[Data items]

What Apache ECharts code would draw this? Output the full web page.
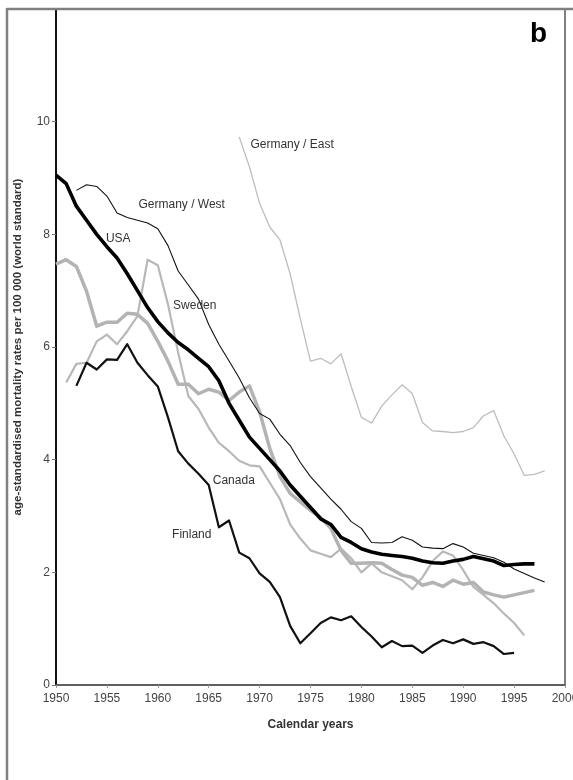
<!DOCTYPE html>
<html>
<head>
<meta charset="utf-8">
<script src="https://cdn.jsdelivr.net/npm/echarts@6/dist/echarts.min.js"></script>
<style>
  html, body { margin: 0; padding: 0; background: #fff; }
  #chart { width: 573px; height: 780px; }
</style>
</head>
<body>
<div id="chart"></div>
<script>
// 各国数据：起始年份 + 逐年数值
const usaStart = 1950
const usa = [9.05, 8.9, 8.5, 8.25, 8.0, 7.78, 7.58, 7.3, 7.0, 6.7,
  6.45, 6.25, 6.08, 5.95, 5.8, 5.65, 5.4, 5.0, 4.7, 4.4,
  4.2, 4.0, 3.8, 3.55, 3.35, 3.15, 2.95, 2.85, 2.62, 2.53,
  2.42, 2.36, 2.32, 2.3, 2.28, 2.25, 2.2, 2.17, 2.16, 2.2,
  2.23, 2.28, 2.24, 2.2, 2.12, 2.14, 2.15, 2.15]

const westStart = 1952
const germanyWest = [8.78, 8.88, 8.85, 8.68, 8.38, 8.3, 8.25, 8.2,
  8.1, 7.8, 7.35, 7.1, 6.85, 6.4, 6.05, 5.75, 5.45, 5.1,
  4.82, 4.72, 4.45, 4.25, 3.95, 3.7, 3.5, 3.3, 3.12, 2.9,
  2.78, 2.53, 2.52, 2.53, 2.63, 2.57, 2.45, 2.43, 2.42, 2.51,
  2.45, 2.34, 2.3, 2.26, 2.18, 2.06, 1.98, 1.9, 1.83]

const eastStart = 1968
const germanyEast = [9.73, 9.2, 8.55, 8.13, 7.9, 7.3, 6.5, 5.75, 5.8, 5.7, 5.88, 5.3,
  4.75, 4.65, 4.95, 5.15, 5.33, 5.17, 4.66, 4.51, 4.5, 4.48,
  4.5, 4.57, 4.78, 4.87, 4.42, 4.1, 3.72, 3.74, 3.8]

const swedenStart = 1950
const sweden = [7.47, 7.55, 7.43, 6.99, 6.37, 6.44, 6.44, 6.6, 6.58, 6.42,
  6.1, 5.75, 5.34, 5.34, 5.17, 5.25, 5.2, 5.05, 5.2, 5.31,
  4.85, 4.2, 3.7, 3.4, 3.25, 3.1, 2.97, 2.78, 2.39, 2.16,
  2.16, 2.17, 2.16, 2.05, 1.95, 1.91, 1.77, 1.82, 1.75, 1.86,
  1.79, 1.82, 1.65, 1.6, 1.56, 1.6, 1.64, 1.68]

const canadaStart = 1951
const canada = [5.37, 5.7, 5.72, 6.1, 6.22, 6.05, 6.28, 6.55, 7.55,
  7.45, 6.76, 5.9, 5.13, 4.9, 4.57, 4.3, 4.15, 3.98, 3.9,
  3.88, 3.59, 3.3, 2.85, 2.6, 2.39, 2.33, 2.27, 2.42, 2.25,
  2.0, 2.16, 2.0, 1.93, 1.86, 1.7, 1.91, 2.2, 2.37, 2.3,
  2.04, 1.74, 1.6, 1.45, 1.27, 1.1, 0.88]

const finlandStart = 1952
const finland = [5.31, 5.72, 5.6, 5.78, 5.77, 6.05, 5.72, 5.5,
  5.3, 4.75, 4.15, 3.93, 3.75, 3.55, 2.8, 2.92, 2.35, 2.25,
  1.98, 1.83, 1.56, 1.05, 0.74, 0.92, 1.1, 1.2, 1.15, 1.22,
  1.03, 0.86, 0.67, 0.78, 0.69, 0.7, 0.57, 0.7, 0.8, 0.74,
  0.81, 0.73, 0.76, 0.69, 0.55, 0.57]

// 线旁的国家标注：[文字, 年份, 数值]
const countryLabels = [
  ['Germany / East', 1969.1, 9.59],
  ['Germany / West', 1958.1, 8.52],
  ['USA', 1954.9, 7.93],
  ['Sweden', 1961.5, 6.73],
  ['Canada', 1965.4, 3.63],
  ['Finland', 1961.4, 2.67],
]

const toPairs = (start, arr) => arr.map((v, i) => [start + i, v])

const chart = echarts.init(document.getElementById('chart'))

const makeLine = (name, start, arr, color, width) => ({
  name: name,
  type: 'line',
  data: toPairs(start, arr),
  showSymbol: false,
  symbol: 'none',
  lineStyle: { color: color, width: width, join: 'round' },
  z: 3,
})

const option = {
  animation: false,
  grid: {
    left: 56, right: 8, top: 9, bottom: 95,
    outerBoundsMode: 'none',
    show: true, borderColor: '#555', borderWidth: 1.5,
  },
  xAxis: {
    type: 'value',
    min: 1950,
    max: 2000,
    interval: 5,
    name: 'Calendar years',
    nameLocation: 'middle',
    nameGap: 34,
    nameTextStyle: { fontFamily: 'Liberation Sans', fontWeight: 'bold', fontSize: 12, color: '#333' },
    axisLine: { lineStyle: { color: '#555', width: 1.5 } },
    axisTick: { length: 3, lineStyle: { color: '#999' } },
    axisLabel: {
      fontFamily: 'Liberation Sans', fontSize: 12, color: '#444', margin: 8,
      formatter: (v) => String(v),
    },
    splitLine: { show: false },
  },
  yAxis: {
    type: 'value',
    min: 0,
    max: 12,
    interval: 2,
    name: 'age-standardised mortality rates per 100 000 (world standard)',
    nameLocation: 'middle',
    nameGap: 32,
    nameTextStyle: { fontFamily: 'Liberation Sans', fontWeight: 'bold', fontSize: 11.5, color: '#333' },
    axisLine: { show: true, lineStyle: { color: '#111', width: 2 } },
    axisTick: { show: true, length: 4, lineStyle: { color: '#777' } },
    axisLabel: {
      fontFamily: 'Liberation Sans', fontSize: 12, color: '#444', margin: 6,
      formatter: (v) => (v === 12 ? '' : String(v)),
    },
    splitLine: { show: false },
  },
  series: [
    makeLine('Germany / East', eastStart, germanyEast, '#bdbdbd', 1.3),
    makeLine('Canada', canadaStart, canada, '#b8b8b8', 2.2),
    makeLine('Sweden', swedenStart, sweden, '#b3b3b3', 3.5),
    makeLine('Finland', finlandStart, finland, '#111', 2.2),
    makeLine('Germany / West', westStart, germanyWest, '#111', 1.1),
    makeLine('USA', usaStart, usa, '#000', 3.6),
  ],
}
chart.setOption(option)

// 标注文字和外框
const texts = countryLabels.map(([t, x, y]) => {
  const p = chart.convertToPixel({ gridIndex: 0 }, [x, y])
  return {
    type: 'text',
    x: p[0],
    y: p[1],
    style: { text: t, font: '12px "Liberation Sans"', fill: '#333', verticalAlign: 'middle' },
    z: 10,
  }
})

chart.setOption({
  graphic: texts.concat([
    { type: 'line', shape: { x1: 7, y1: 9, x2: 573, y2: 9 }, style: { stroke: '#808080', lineWidth: 2.5 }, z: 20 },
    { type: 'line', shape: { x1: 7, y1: 8, x2: 7, y2: 780 }, style: { stroke: '#808080', lineWidth: 2.5 }, z: 20 },
    {
      type: 'text', x: 530, y: 34,
      style: { text: 'b', font: 'bold 28px "Liberation Sans"', fill: '#000', verticalAlign: 'middle' },
      z: 20,
    },
  ]),
})
</script>
</body>
</html>
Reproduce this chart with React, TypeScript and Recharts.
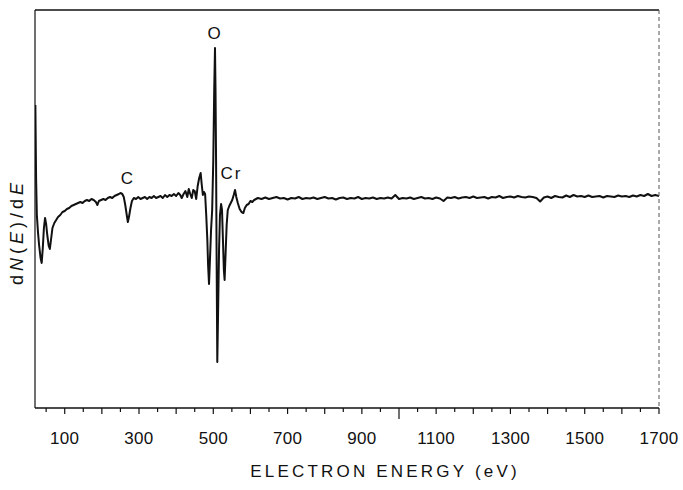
import React from "react";
import {
  LineChart,
  Line,
  XAxis,
  YAxis,
  ReferenceDot,
} from "recharts";

// Auger spectrum, derivative mode: [electron energy (eV), dN(E)/dE (arb. units)]
const lowEnergyRegion: [number, number][] = [
  [21, 95], [23, 20], [25, -15], [28, -32], [31, -45], [35, -58], [38, -63],
  [41, -48], [44, -28], [47, -18], [50, -24], [53, -35], [57, -46], [60, -49],
  [63, -40], [67, -28], [72, -23], [77, -20], [82, -17], [88, -15], [94, -12],
  [100, -11], [106, -9], [112, -8], [118, -6], [124, -5], [130, -4], [136, -3],
  [142, -2], [148, -3], [154, -1], [160, 0], [166, -1], [172, 1], [178, 0],
  [184, -2], [188, -5], [192, -1], [198, 0], [204, 1], [210, 0], [216, 2],
  [222, 3], [228, 2], [234, 4], [240, 5], [246, 6], [250, 7], [255, 6],
  [259, 3],
];

const carbonRegion: [number, number][] = [
  [263, -5], [267, -15], [270, -22], [273, -17], [277, -8], [281, -1],
  [286, 2], [292, 1], [298, 3], [304, 1], [310, 2], [316, 3], [322, 1],
  [328, 3], [334, 2], [340, 4], [346, 2], [352, 3], [358, 4], [364, 2],
  [370, 5], [376, 3], [382, 5], [388, 4], [394, 6], [400, 4], [406, 7],
  [411, 5], [415, 2], [420, 6], [425, 9], [430, 3], [434, 11], [438, 6],
  [442, 2], [446, 10], [450, 9], [454, 1], [458, 14], [462, 22], [466, 27],
  [469, 15], [472, 5], [475, 8], [478, 6],
];

const oxygenChromiumRegion: [number, number][] = [
  [481, -15], [484, -40], [486, -65], [488.5, -84], [491, -60], [494, -30],
  [497, -10], [500, 40], [502.5, 110], [504.6, 152], [506, 110], [507.5, 40],
  [509, -60], [510.8, -162], [513, -110], [515.5, -50], [518, -15], [521, -4],
  [523.5, -10], [526, -40], [528.5, -70], [530.5, -80], [533, -55], [536, -25],
  [539, -10], [543, -6], [547, -3], [551, 0], [555, 5], [558.5, 10], [562, 3],
  [566, -3], [571, -9], [576, -12], [581, -13], [585, -8], [590, -5], [595, -4],
  [600, -1], [605, -2], [610, 0], [615, 1], [620, 2],
];

const highEnergyRegion: [number, number][] = [
  [630, 1], [640, 2.5], [650, 1], [660, 2], [670, 3], [680, 1.5], [690, 2],
  [700, 0.5], [710, 2], [720, 1.5], [730, 3], [740, 1], [750, 2], [760, 1.5],
  [770, 2.5], [780, 1], [790, 2], [800, 3], [810, 1.5], [820, 2], [830, 0.5],
  [840, 2], [850, 2.5], [860, 1], [870, 2], [880, 1.5], [890, 3], [900, 1],
  [910, 2], [920, 1.5], [930, 2.5], [940, 1], [950, 2], [960, 1.5], [970, 2.5],
  [980, 1.5], [990, 5], [1000, 1], [1010, 2], [1020, 1.5], [1030, 2.5],
  [1040, 1], [1050, 2], [1060, 3], [1070, 1.5], [1080, 2], [1090, 1],
  [1100, 2.5], [1110, 1.5], [1120, -1], [1130, 2.5], [1140, 2], [1150, 3],
  [1160, 1.5], [1170, 2.5], [1180, 3], [1190, 2], [1200, 3.5], [1210, 2],
  [1220, 2.5], [1230, 3], [1240, 1.5], [1250, 3], [1260, 2.5], [1270, 4],
  [1280, 2], [1290, 3], [1300, 3.5], [1310, 2.5], [1320, 4], [1330, 3],
  [1340, 2.5], [1350, 3.5], [1360, 3], [1370, 2], [1380, -1.5], [1390, 2.5],
  [1400, 3.5], [1410, 2], [1420, 4], [1430, 3], [1440, 2.5], [1450, 4.5],
  [1460, 3], [1470, 5], [1480, 3.5], [1490, 4], [1500, 3], [1510, 4.5],
  [1520, 3], [1530, 3.5], [1540, 4], [1550, 2.5], [1560, 4], [1570, 3.5],
  [1580, 3], [1590, 4.5], [1600, 3.5], [1610, 4], [1620, 3], [1630, 4.5],
  [1640, 3.5], [1650, 5], [1660, 4], [1670, 6], [1680, 4], [1690, 5],
  [1700, 4],
];

const xTicks = [
  50, 100, 150, 200, 250, 300, 350, 400, 450, 500, 550, 600, 650, 700, 750,
  800, 850, 900, 950, 1000, 1050, 1100, 1150, 1200, 1250, 1300, 1350, 1400,
  1450, 1500, 1550, 1600, 1650, 1700,
];
const xTickLabels = [100, 300, 500, 700, 900, 1100, 1300, 1500, 1700];

const peakLabels = [
  { name: "C", energy: 270, level: 22 },
  { name: "O", energy: 505, level: 167 },
  { name: "Cr", energy: 549, level: 27 },
];

const data = [
  ...lowEnergyRegion,
  ...carbonRegion,
  ...oxygenChromiumRegion,
  ...highEnergyRegion,
].map(([e, v]) => ({ e, v }));

const FONT = "'Liberation Sans', Arial, sans-serif";
const INK = "#111";

const EnergyTick = (props: any) => {
  const { x, y, payload } = props;
  const v = payload.value;
  const len = v === 1000 ? 11 : v % 100 === 0 ? 6 : 4;
  return (
    <g>
      <line x1={x} y1={y} x2={x} y2={y + len} stroke={INK} strokeWidth={1.2} />
      {xTickLabels.includes(v) && (
        <text
          x={x}
          y={y + 36}
          textAnchor="middle"
          fontFamily={FONT}
          fontSize={17}
          letterSpacing={0.3}
          fill={INK}
        >
          {v}
        </text>
      )}
    </g>
  );
};

export default function App() {
  return (
    <div style={{ position: "absolute", left: 0, top: 0, background: "#fff" }}>
      <LineChart
        width={683}
        height={490}
        data={data}
        margin={{ top: 8, right: 22, left: 15, bottom: 22 }}
      >
        <XAxis
          dataKey="e"
          type="number"
          domain={[20, 1700]}
          ticks={xTicks}
          interval={0}
          allowDataOverflow
          height={60}
          tickSize={0}
          tickMargin={0}
          tickLine={false}
          tick={<EnergyTick />}
          axisLine={{ stroke: INK, strokeWidth: 1.4 }}
          label={{
            content: () => (
              <text
                x={385}
                y={477}
                textAnchor="middle"
                fontFamily={FONT}
                fontSize={17}
                letterSpacing={3.2}
                fill={INK}
              >
                ELECTRON ENERGY (eV)
              </text>
            ),
          }}
        />
        <XAxis
          xAxisId="top"
          orientation="top"
          dataKey="e"
          type="number"
          domain={[20, 1700]}
          allowDataOverflow
          height={2}
          tick={false}
          tickLine={false}
          axisLine={{ stroke: INK, strokeWidth: 1.4 }}
        />
        <YAxis
          yAxisId="left"
          type="number"
          domain={[-208, 190]}
          allowDataOverflow
          width={20}
          tick={false}
          tickLine={false}
          axisLine={{ stroke: INK, strokeWidth: 1.2 }}
          label={{
            content: () => (
              <text
                x={17}
                y={232}
                transform="rotate(-90 17 232)"
                textAnchor="middle"
                dominantBaseline="central"
                fontFamily={FONT}
                fontSize={18}
                letterSpacing={4}
                fill={INK}
              >
                d<tspan fontStyle="italic">N</tspan>(<tspan fontStyle="italic">E</tspan>)/d
                <tspan fontStyle="italic">E</tspan>
              </text>
            ),
          }}
        />
        <YAxis
          yAxisId="right"
          orientation="right"
          type="number"
          domain={[-208, 190]}
          allowDataOverflow
          width={2}
          tick={false}
          tickLine={false}
          axisLine={{ stroke: "#555", strokeWidth: 1, strokeDasharray: "4 3" }}
        />
        <Line
          yAxisId="left"
          dataKey="v"
          type="linear"
          stroke={INK}
          strokeWidth={2}
          strokeLinejoin="round"
          dot={false}
          isAnimationActive={false}
        />
        {peakLabels.map((p) => (
          <ReferenceDot
            key={p.name}
            yAxisId="left"
            x={p.energy}
            y={p.level}
            r={0}
            shape={(s: any) => (
              <text
                x={s.cx}
                y={s.cy}
                textAnchor="middle"
                dominantBaseline="central"
                fontFamily={FONT}
                fontSize={17}
                letterSpacing={2}
                fill={INK}
              >
                {p.name}
              </text>
            )}
          />
        ))}
      </LineChart>
    </div>
  );
}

Goal: Reproduce only the lines running from the beginning of the entries above to the line holding "4.5, 4.57, 4.78, 4.87, 4.42, 4.1, 3.72, 3.74, 3.8]", inclusive. Pictures stay out of the copy.

The answer:
What Apache ECharts code would draw this? Output the full web page.
<!DOCTYPE html>
<html>
<head>
<meta charset="utf-8">
<script src="https://cdn.jsdelivr.net/npm/echarts@6/dist/echarts.min.js"></script>
<style>
  html, body { margin: 0; padding: 0; background: #fff; }
  #chart { width: 573px; height: 780px; }
</style>
</head>
<body>
<div id="chart"></div>
<script>
// 各国数据：起始年份 + 逐年数值
const usaStart = 1950
const usa = [9.05, 8.9, 8.5, 8.25, 8.0, 7.78, 7.58, 7.3, 7.0, 6.7,
  6.45, 6.25, 6.08, 5.95, 5.8, 5.65, 5.4, 5.0, 4.7, 4.4,
  4.2, 4.0, 3.8, 3.55, 3.35, 3.15, 2.95, 2.85, 2.62, 2.53,
  2.42, 2.36, 2.32, 2.3, 2.28, 2.25, 2.2, 2.17, 2.16, 2.2,
  2.23, 2.28, 2.24, 2.2, 2.12, 2.14, 2.15, 2.15]

const westStart = 1952
const germanyWest = [8.78, 8.88, 8.85, 8.68, 8.38, 8.3, 8.25, 8.2,
  8.1, 7.8, 7.35, 7.1, 6.85, 6.4, 6.05, 5.75, 5.45, 5.1,
  4.82, 4.72, 4.45, 4.25, 3.95, 3.7, 3.5, 3.3, 3.12, 2.9,
  2.78, 2.53, 2.52, 2.53, 2.63, 2.57, 2.45, 2.43, 2.42, 2.51,
  2.45, 2.34, 2.3, 2.26, 2.18, 2.06, 1.98, 1.9, 1.83]

const eastStart = 1968
const germanyEast = [9.73, 9.2, 8.55, 8.13, 7.9, 7.3, 6.5, 5.75, 5.8, 5.7, 5.88, 5.3,
  4.75, 4.65, 4.95, 5.15, 5.33, 5.17, 4.66, 4.51, 4.5, 4.48,
  4.5, 4.57, 4.78, 4.87, 4.42, 4.1, 3.72, 3.74, 3.8]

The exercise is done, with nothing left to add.